When you have finished with the food market, come out through the elaborate front doors, which resemble the portal of a major church, and turn right to walk along the busy ring road for 3 blocks to the National Museum, for a big dose of Hungarian history. The museum is so close to the food hall that this is a perfect time to go, especially since it is still early in your visit and will give you a better understanding of how Hungary developed.

HUNGARIAN NATIONAL MUSEUM

The museum is housed in an impressive neoclassical structure that looks like an ancient temple with eight massive Corinthian pillars holding up a triangular pediment, depicting gods that reflect the early Roman settlement in this area.
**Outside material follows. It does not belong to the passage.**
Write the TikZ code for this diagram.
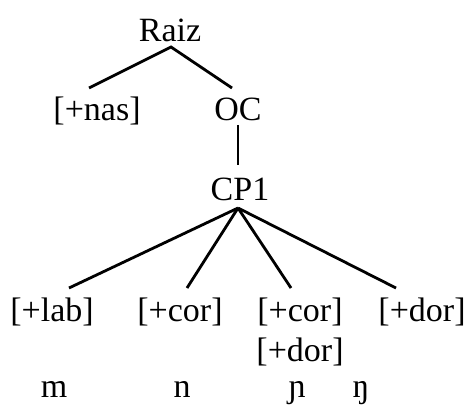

Opened in 1847, it is the fourth-oldest history museum in Europe and was completely renovated ten years ago with a new permanent exhibition that fills twenty galleries depicting the past thousand years. The quality of display is excellent, comparable to what you can find at the Smithsonian or any major museum, with a wide range of items that illustrate daily life and important events of this vast time span. There are some flashy items to impress you, including many royal jewels and crowns from the various monarchs and nobles who ruled the land. It is always fascinating to see how the decorative arts of furniture, costumes and ceramics change over time, leading right into the modern era.

Start with room 1, because the galleries are arranged in a chronological order that will take you from the kings of the 11th century right up through the collapse of communism.